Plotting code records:
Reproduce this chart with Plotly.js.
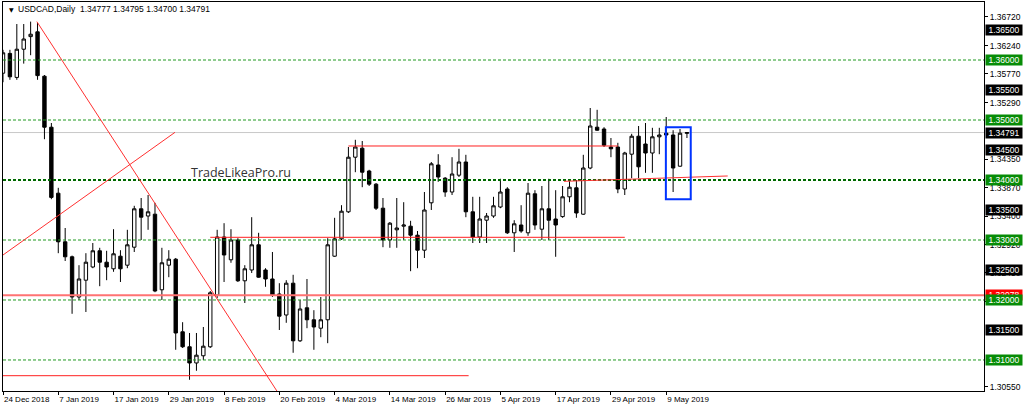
<!DOCTYPE html>
<html>
<head>
<meta charset="utf-8">
<script src="https://cdn.plot.ly/plotly-3.0.1.min.js"></script>
<style>
  html, body { margin: 0; padding: 0; background: #fff; }
  #chart { width: 1024px; height: 408px; }
</style>
</head>
<body>
<div id="chart"></div>
<script>
// USDCAD daily bars
const dates = [
  '2018-12-24','2018-12-26','2018-12-27','2018-12-28','2018-12-31',
  '2019-01-02','2019-01-03','2019-01-04','2019-01-07','2019-01-08','2019-01-09','2019-01-10','2019-01-11',
  '2019-01-14','2019-01-15','2019-01-16','2019-01-17','2019-01-18','2019-01-21','2019-01-22','2019-01-23',
  '2019-01-24','2019-01-25','2019-01-28','2019-01-29','2019-01-30','2019-01-31','2019-02-01',
  '2019-02-04','2019-02-05','2019-02-06','2019-02-07','2019-02-08','2019-02-11','2019-02-12','2019-02-13',
  '2019-02-14','2019-02-15','2019-02-18','2019-02-19','2019-02-20','2019-02-21','2019-02-22',
  '2019-02-25','2019-02-26','2019-02-27','2019-02-28','2019-03-01',
  '2019-03-04','2019-03-05','2019-03-06','2019-03-07','2019-03-08','2019-03-11','2019-03-12','2019-03-13',
  '2019-03-14','2019-03-15','2019-03-18','2019-03-19','2019-03-20','2019-03-21','2019-03-22',
  '2019-03-25','2019-03-26','2019-03-27','2019-03-28','2019-03-29',
  '2019-04-01','2019-04-02','2019-04-03','2019-04-04','2019-04-05','2019-04-08','2019-04-09','2019-04-10',
  '2019-04-11','2019-04-12','2019-04-15','2019-04-16','2019-04-17','2019-04-18','2019-04-19',
  '2019-04-22','2019-04-23','2019-04-24','2019-04-25','2019-04-26','2019-04-29','2019-04-30',
  '2019-05-01','2019-05-02','2019-05-03','2019-05-06','2019-05-07','2019-05-08','2019-05-09','2019-05-10',
  '2019-05-13','2019-05-14'
];

const openP = [
  1.3578,1.3611,1.3571,1.3618,1.3639,1.3647,1.3573,1.3488,1.3378,1.3297,
  1.3272,1.3205,1.3233,1.3255,1.3282,1.3263,1.3252,1.3273,1.3258,1.3288,
  1.3352,1.3340,1.3343,1.3217,1.3258,1.3268,1.3147,1.3122,1.3095,1.3107,
  1.3122,1.3208,1.3305,1.3267,1.3300,1.3232,1.3250,1.3292,1.3250,1.3235,
  1.3210,1.3175,1.3228,1.3132,1.3187,1.3167,1.3153,1.3167,1.3273,1.3302,
  1.3347,1.3438,1.3453,1.3415,1.3393,1.3353,1.3300,1.3317,1.3323,1.3323,
  1.3308,1.3283,1.3362,1.3425,1.3403,1.3380,1.3408,1.3430,1.3347,1.3305,
  1.3333,1.3340,1.3355,1.3385,1.3312,1.3325,1.3312,1.3377,1.3318,1.3352,
  1.3335,1.3339,1.3372,1.3387,1.3343,1.3420,1.3488,1.3485,1.3455,1.3455,
  1.3385,1.3443,1.3473,1.3460,1.3445,1.3472,1.3478,1.3475,1.3423,1.34777
];
const highP = [
  1.3617,1.3617,1.3660,1.3660,1.3664,1.3662,1.3575,1.3495,1.3387,1.3320,
  1.3274,1.3258,1.3278,1.3295,1.3287,1.3282,1.3318,1.3283,1.3317,1.3357,
  1.3370,1.3375,1.3362,1.3287,1.3283,1.3270,1.3163,1.3145,1.3145,1.3155,
  1.3215,1.3317,1.3328,1.3318,1.3303,1.3258,1.3338,1.3312,1.3253,1.3280,
  1.3228,1.3233,1.3242,1.3200,1.3235,1.3183,1.3205,1.3303,1.3337,1.3358,
  1.3455,1.3467,1.3465,1.3417,1.3395,1.3370,1.3330,1.3370,1.3363,1.3332,
  1.3315,1.3380,1.3430,1.3443,1.3405,1.3438,1.3452,1.3442,1.3372,1.3372,
  1.3345,1.3372,1.3402,1.3388,1.3333,1.3358,1.3395,1.3383,1.3390,1.3402,
  1.3383,1.3390,1.3398,1.3400,1.3442,1.3520,1.3517,1.3488,1.3470,1.3462,
  1.3447,1.3477,1.3490,1.3495,1.3487,1.3487,1.3505,1.3483,1.3485,1.34795
];
const lowP = [
  1.3563,1.3567,1.3567,1.3594,1.3608,1.3567,1.3468,1.3368,1.3278,1.3265,
  1.3177,1.3200,1.3180,1.3253,1.3223,1.3233,1.3247,1.3230,1.3253,1.3280,
  1.3300,1.3317,1.3213,1.3200,1.3238,1.3117,1.3120,1.3067,1.3082,1.3100,
  1.3120,1.3203,1.3230,1.3262,1.3230,1.3195,1.3245,1.3237,1.3222,1.3205,
  1.3150,1.3162,1.3112,1.3130,1.3153,1.3117,1.3138,1.3128,1.3272,1.3300,
  1.3345,1.3413,1.3388,1.3390,1.3350,1.3288,1.3287,1.3287,1.3300,1.3248,
  1.3253,1.3270,1.3350,1.3397,1.3372,1.3375,1.3405,1.3338,1.3295,1.3295,
  1.3295,1.3337,1.3353,1.3310,1.3280,1.3312,1.3307,1.3317,1.3300,1.3300,
  1.3272,1.3337,1.3363,1.3337,1.3342,1.3418,1.3482,1.3455,1.3438,1.3378,
  1.3375,1.3403,1.3403,1.3412,1.3412,1.3443,1.3470,1.3380,1.3422,1.34700
];
const closeP = [
  1.3612,1.3572,1.3618,1.3635,1.3643,1.3574,1.3488,1.3371,1.3297,1.3272,
  1.3205,1.3235,1.3263,1.3282,1.3263,1.3255,1.3277,1.3252,1.3292,1.3352,
  1.3338,1.3347,1.3215,1.3262,1.3268,1.3145,1.3122,1.3095,1.3108,1.3123,
  1.3212,1.3305,1.3275,1.3300,1.3232,1.3252,1.3292,1.3238,1.3235,1.3208,
  1.3173,1.3228,1.3132,1.3185,1.3167,1.3155,1.3167,1.3292,1.3302,1.3348,
  1.3438,1.3455,1.3413,1.3393,1.3353,1.3300,1.3328,1.3320,1.3325,1.3308,
  1.3283,1.3350,1.3427,1.3405,1.3380,1.3410,1.3430,1.3347,1.3305,1.3335,
  1.3340,1.3357,1.3380,1.3312,1.3327,1.3315,1.3378,1.3325,1.3352,1.3333,
  1.3325,1.3372,1.3388,1.3345,1.3420,1.3490,1.3483,1.3458,1.3452,1.3385,
  1.3445,1.3473,1.3422,1.3445,1.3472,1.3475,1.3475,1.3420,1.3478,1.34791
];

// x-axis labels (every 8th bar)
const tickDates = ['2018-12-24','2019-01-07','2019-01-17','2019-01-29','2019-02-08','2019-02-20',
  '2019-03-04','2019-03-14','2019-03-26','2019-04-05','2019-04-17','2019-04-29','2019-05-09'];
const tickLabels = ['24 Dec 2018','7 Jan 2019','17 Jan 2019','29 Jan 2019','8 Feb 2019','20 Feb 2019',
  '4 Mar 2019','14 Mar 2019','26 Mar 2019','5 Apr 2019','17 Apr 2019','29 Apr 2019','9 May 2019'];

// price scale labels
const priceTicks = [1.3672,1.3624,1.3577,1.3529,1.3435,1.3387,1.3340,1.3292,1.3245,1.3197,1.3055];
const roundLevels = [1.365,1.355,1.345,1.335,1.325,1.315];
const greenLevels = [1.36,1.35,1.34,1.33,1.32,1.31];
const lastPrice = 1.34791;
const redLevel = 1.32078;

// hand-drawn objects: [bar, price] pairs
const hSegments = [
  { x0: 0, x1: 67.4, y: 1.30738 },
  { x0: 30, x1: 90, y: 1.33045 },
  { x0: 50, x1: 89, y: 1.34567 }
];
const trendLines = [
  { x0: 4.9, y0: 1.3664, x1: 40, y1: 1.3042 },
  { x0: 0, y0: 1.3275, x1: 24.9, y1: 1.34795 },
  { x0: 81.2, y0: 1.33978, x1: 104.9, y1: 1.34067 }
];
const box = { x0: 95.95, x1: 99.55, y0: 1.33678, y1: 1.34878 };

const shapes = [];

// current price line
shapes.push({
  type: 'line', xref: 'paper', x0: 0, x1: 1, yref: 'y', y0: lastPrice, y1: lastPrice,
  line: { color: '#c8c8c8', width: 1 }, layer: 'below'
});

greenLevels.forEach(lv => {
  const strong = lv === 1.34;
  shapes.push({
    type: 'line', xref: 'paper', x0: 0, x1: 1, yref: 'y', y0: lv, y1: lv,
    line: { color: strong ? '#006a00' : '#1f9a1f', width: strong ? 2 : 1, dash: '3px,2px' }
  });
});

shapes.push({
  type: 'line', xref: 'paper', x0: 0, x1: 1, yref: 'y', y0: redLevel, y1: redLevel,
  line: { color: '#ff7373', width: 2 }
});

hSegments.forEach(s => {
  shapes.push({
    type: 'line', xref: 'x', yref: 'y', x0: s.x0, x1: s.x1, y0: s.y, y1: s.y,
    line: { color: '#ff2020', width: 1 }
  });
});

trendLines.forEach(t => {
  shapes.push({
    type: 'line', xref: 'x', yref: 'y', x0: t.x0, x1: t.x1, y0: t.y0, y1: t.y1,
    line: { color: '#ff3030', width: 1 }
  });
});

shapes.push({
  type: 'rect', xref: 'x', yref: 'y', x0: box.x0, x1: box.x1, y0: box.y0, y1: box.y1,
  line: { color: '#0033ff', width: 2 }, fillcolor: 'rgba(0,0,0,0)'
});

// boxed price labels on the right scale
const labelFont = { family: 'Liberation Sans, Arial, sans-serif', size: 8.5, color: '#ffffff' };
function priceTag(y, bg) {
  return {
    xref: 'paper', x: 1, xanchor: 'left', xshift: 1,
    yref: 'y', y: y, yanchor: 'middle',
    text: y.toFixed(5), showarrow: false,
    bgcolor: bg, width: 34, height: 8, borderpad: 1,
    font: labelFont
  };
}

const annotations = [];
roundLevels.forEach(lv => annotations.push(priceTag(lv, '#000000')));
annotations.push(priceTag(redLevel, '#ff0000'));
greenLevels.forEach(lv => annotations.push(priceTag(lv, '#078c07')));
annotations.push(priceTag(lastPrice, '#000000'));

// chart header
annotations.push({
  xref: 'paper', yref: 'paper', x: 0.004, y: 0.982, xanchor: 'left', yanchor: 'middle',
  text: '▼', showarrow: false, font: { family: 'DejaVu Sans', size: 6, color: '#000' }
});
annotations.push({
  xref: 'paper', yref: 'paper', x: 0.0133, y: 0.982, xanchor: 'left', yanchor: 'middle',
  text: 'USDCAD,Daily', showarrow: false,
  font: { family: 'Liberation Sans, Arial, sans-serif', size: 8.5, color: '#000' }
});
annotations.push({
  xref: 'paper', yref: 'paper', x: 0.0765, y: 0.982, xanchor: 'left', yanchor: 'middle',
  text: [openP[99], highP[99], lowP[99], closeP[99]].map(v => v.toFixed(5)).join(' '),
  showarrow: false,
  font: { family: 'Liberation Sans, Arial, sans-serif', size: 8.5, color: '#000' }
});

// watermark
annotations.push({
  xref: 'x', yref: 'y', x: 34.4, y: 1.3412, xanchor: 'center', yanchor: 'middle',
  text: 'TradeLikeaPro.ru', showarrow: false,
  font: { family: 'Open Sans, sans-serif', size: 12.5, color: '#333333' }
});

const trace = {
  type: 'candlestick',
  x: dates,
  open: openP,
  high: highP,
  low: lowP,
  close: closeP,
  increasing: { line: { color: '#000000', width: 1 }, fillcolor: '#ffffff' },
  decreasing: { line: { color: '#000000', width: 1 }, fillcolor: '#000000' },
  whiskerwidth: 0,
  hoverinfo: 'skip'
};

const layout = {
  width: 1024,
  height: 408,
  margin: { l: 3, r: 40, t: 2, b: 17, pad: 0 },
  paper_bgcolor: '#ffffff',
  plot_bgcolor: '#ffffff',
  showlegend: false,
  xaxis: {
    type: 'category',
    range: [0, 142],
    rangeslider: { visible: false },
    tickmode: 'array',
    tickvals: tickDates,
    ticktext: tickLabels,
    ticklabelposition: 'outside right',
    ticks: 'outside',
    ticklen: 3,
    tickcolor: '#000',
    showgrid: false,
    zeroline: false,
    showline: true,
    linecolor: '#000',
    linewidth: 1,
    mirror: true,
    tickfont: { family: 'Liberation Sans, Arial, sans-serif', size: 8, color: '#000' }
  },
  yaxis: {
    side: 'right',
    range: [1.30483, 1.36967],
    tickmode: 'array',
    tickvals: priceTicks,
    ticktext: priceTicks.map(v => v.toFixed(5)),
    ticks: 'outside',
    ticklen: 3,
    tickcolor: '#000',
    showgrid: false,
    zeroline: false,
    showline: true,
    linecolor: '#000',
    linewidth: 1,
    mirror: true,
    tickfont: { family: 'Liberation Sans, Arial, sans-serif', size: 8.5, color: '#000' }
  },
  shapes: shapes,
  annotations: annotations
};

Plotly.newPlot('chart', [trace], layout, { staticPlot: true, displayModeBar: false });
</script>
</body>
</html>
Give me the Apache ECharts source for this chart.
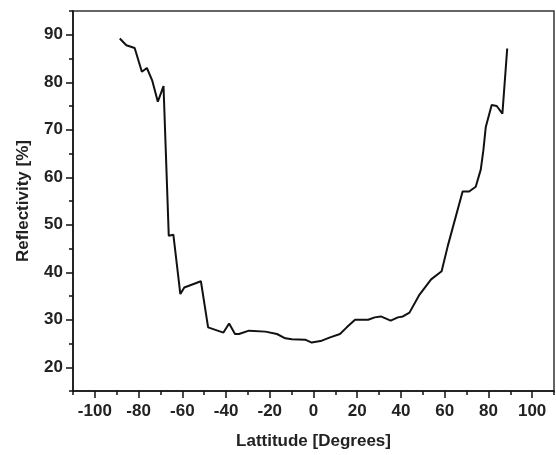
<!DOCTYPE html>
<html>
<head>
<meta charset="utf-8">
<script src="https://cdn.jsdelivr.net/npm/echarts@6/dist/echarts.min.js"></script>
<style>html,body{margin:0;padding:0;background:#fff}#c{width:556px;height:455px}</style>
</head>
<body>
<div id="c"></div>
<script>
var latitude = [-88.6,-85.6,-81.8,-78.5,-76.2,-73.8,-71.2,-68.6,-66.2,-64.1,-60.9,-59.1,-51.5,-48.2,-41.2,-38.6,-35.9,-34.1,-29.5,-22.0,-16.7,-12.9,-9.9,-3.8,-0.8,3.8,7.6,12.1,15.2,19.0,25.0,28.0,30.8,35.3,38.6,40.9,43.9,48.5,53.8,58.6,61.4,68.2,71.2,74.2,76.5,77.7,78.8,81.5,83.8,86.4,88.6];
var reflectivity = [89.2,87.8,87.2,82.2,83.0,80.4,75.9,79.2,47.7,47.9,35.4,36.8,38.1,28.4,27.3,29.2,27.0,27.0,27.7,27.5,27.0,26.1,25.9,25.8,25.2,25.6,26.3,27.0,28.4,30.0,30.0,30.5,30.7,29.8,30.5,30.7,31.5,35.3,38.5,40.2,45.5,57.0,57.0,58.0,61.6,65.7,70.6,75.2,75.0,73.4,87.1];
var xTicks = [-100,-80,-60,-40,-20,0,20,40,60,80,100];
var xMinorTicks = [-110,-90,-70,-50,-30,-10,10,30,50,70,90,110];
var yTicks = [20,30,40,50,60,70,80,90];
var yMinorTicks = [15,25,35,45,55,65,75,85,95];

var data = latitude.map(function(v,i){return [v, reflectivity[i]];});
var font = '"Liberation Sans", Arial, sans-serif';
var labelStyle = {fontFamily: font, fontWeight: 'bold', fontSize: 17, color: '#222'};
var chart = echarts.init(document.getElementById('c'));
chart.setOption({
  animation: false,
  backgroundColor: '#fff',
  grid: {left: 73, right: 2, top: 11, bottom: 63, show: true, borderColor: '#333', borderWidth: 1.5, backgroundColor: 'transparent'},
  xAxis: [{
    type: 'value', min: -110, max: 110, interval: 10,
    name: 'Lattitude [Degrees]', nameLocation: 'middle', nameGap: 42,
    nameTextStyle: {fontFamily: font, fontWeight: 'bold', fontSize: 17, color: '#222'},
    axisLine: {show: true, onZero: false, lineStyle: {color: '#111', width: 1.5}},
    axisTick: {show: true, length: 7, customValues: xTicks, lineStyle: {color: '#111', width: 1.5}},
    axisLabel: Object.assign({margin: 12, customValues: xTicks}, labelStyle),
    splitLine: {show: false}
  }, {
    type: 'value', min: -110, max: 110, interval: 10, position: 'bottom', offset: 0,
    axisLine: {show: false, onZero: false},
    axisTick: {show: true, length: 4, customValues: xMinorTicks, lineStyle: {color: '#111', width: 1.5}},
    axisLabel: {show: false},
    splitLine: {show: false}
  }],
  yAxis: [{
    type: 'value', min: 15, max: 95, interval: 5,
    name: 'Reflectivity [%]', nameLocation: 'middle', nameGap: 41,
    nameTextStyle: {fontFamily: font, fontWeight: 'bold', fontSize: 17, color: '#222'},
    axisLine: {show: true, onZero: false, lineStyle: {color: '#111', width: 1.5}},
    axisTick: {show: true, length: 7, customValues: yTicks, lineStyle: {color: '#111', width: 1.5}},
    axisLabel: Object.assign({margin: 10, customValues: yTicks}, labelStyle),
    splitLine: {show: false}
  }, {
    type: 'value', min: 15, max: 95, interval: 5, position: 'left', offset: 0,
    axisLine: {show: false, onZero: false},
    axisTick: {show: true, length: 4, customValues: yMinorTicks, lineStyle: {color: '#111', width: 1.5}},
    axisLabel: {show: false},
    splitLine: {show: false}
  }],
  series: [{
    type: 'line', data: data, showSymbol: false, symbol: 'none',
    lineStyle: {color: '#111', width: 2}
  }]
});
</script>
</body>
</html>
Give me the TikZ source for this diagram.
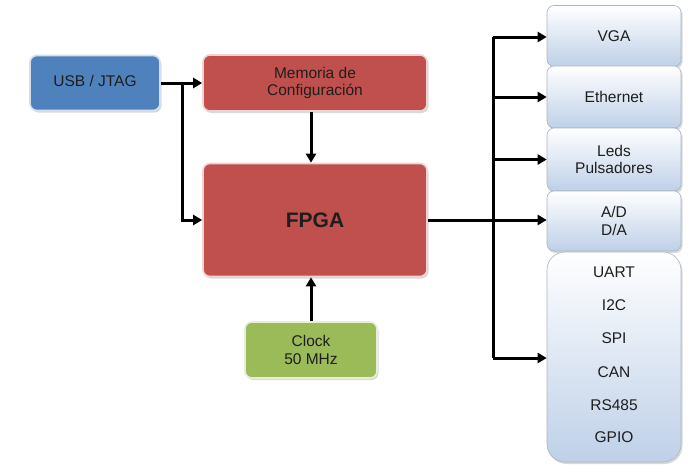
\documentclass[tikz,border=0pt]{standalone}
\usepackage{fontspec}
\setmainfont{Liberation Sans}
\usetikzlibrary{arrows.meta,shadows}
\definecolor{usbblue}{RGB}{79,129,189}
\definecolor{fpgared}{RGB}{192,80,77}
\definecolor{clkgreen}{RGB}{155,187,89}
\definecolor{iolight}{RGB}{190,208,232}
\definecolor{ioedge}{RGB}{170,180,195}
\definecolor{txt}{RGB}{30,30,30}
\begin{document}
\begin{tikzpicture}[x=1pt,y=-1pt,
		blk/.style={rounded corners=7pt, line width=1.6pt, align=center, inner sep=0pt,
			text=txt, font=\fontsize{15.5}{17.5}\selectfont,
			drop shadow={shadow xshift=1.5pt, shadow yshift=-2pt, opacity=0.3}},
		solid blk/.style={blk, fill=#1, draw=white!75!#1},
		io blk/.style={blk, draw=ioedge, line width=0.6pt, top color=white, bottom color=iolight,
			minimum width=134pt},
		io item/.style={text=txt, font=\fontsize{15.5}{17.5}\selectfont},
		arr/.style={line width=3pt, -{Triangle[length=9pt,width=10pt]}}]
			\useasboundingbox (0,0) rectangle (700,471);
			% left side
			\node[solid blk=usbblue, minimum width=130pt, minimum height=55pt] (usb) at (95,83) {\raisebox{3.5pt}{USB / JTAG}};
			\node[solid blk=fpgared, minimum width=224pt, minimum height=56pt] (mem) at (315,83) {Memoria de\\Configuración};
			\node[solid blk=fpgared, minimum width=224pt, minimum height=113pt,
				font=\fontsize{21}{24}\selectfont\bfseries] (fpga) at (315,220) {FPGA};
			\node[solid blk=clkgreen, minimum width=132pt, minimum height=56pt] (clk) at (311,350) {Clock\\50 MHz};
			% right side
			\node[io blk, minimum height=61pt] (vga) at (614,36) {VGA};
			\node[io blk, minimum height=62pt] (eth) at (614,97) {Ethernet};
			\node[io blk, minimum height=63pt] (leds) at (614,159.5) {Leds\\Pulsadores};
			\node[io blk, minimum height=60pt] (ad) at (614,221) {A/D\\D/A};
			\node[io blk, minimum height=210pt, rounded corners=18pt] (io) at (614,357) {};
			\node[io item] (uart) at (614,272) {UART};
			\node[io item] (i2c) at (614,305) {I2C};
			\node[io item] (spi) at (614,338) {SPI};
			\node[io item] (can) at (614,372) {CAN};
			\node[io item] (rs) at (614,405) {RS485};
			\node[io item] (gpio) at (614,437) {GPIO};
			% connections
			\coordinate (split) at (182,83);
			\coordinate (bustop) at (493,37);
			\coordinate (busbot) at (493,358);
			\draw[arr] (usb.east) -- (mem.west);
			\draw[arr] (split) |- (fpga.west);
			\draw[arr] (mem.south -| clk) -- (fpga.north -| clk);
			\draw[arr] (clk.north) -- (clk.north |- fpga.south);
			\draw[line width=3pt] (bustop) -- (busbot);
			\draw[line width=3pt] (fpga.east) -- (fpga.east -| bustop);
			\draw[arr] (bustop) -- (bustop -| vga.west);
			\draw[arr] (bustop |- eth.west) -- (eth.west);
			\draw[arr] (bustop |- leds.west) -- (leds.west);
			\draw[arr] (bustop |- fpga.east) -- (bustop |- fpga.east -| ad.west);
			\draw[arr] (busbot) -- (busbot -| io.west);
		\end{tikzpicture}
\end{document}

- [What to do] Go through the material line by line. Show each line that contains the string "this".

- [Exercise answer]
Reproduce this chart with Plotly.js.
Give me the Apache ECharts source for this chart.
Give me the TikZ source for this diagram.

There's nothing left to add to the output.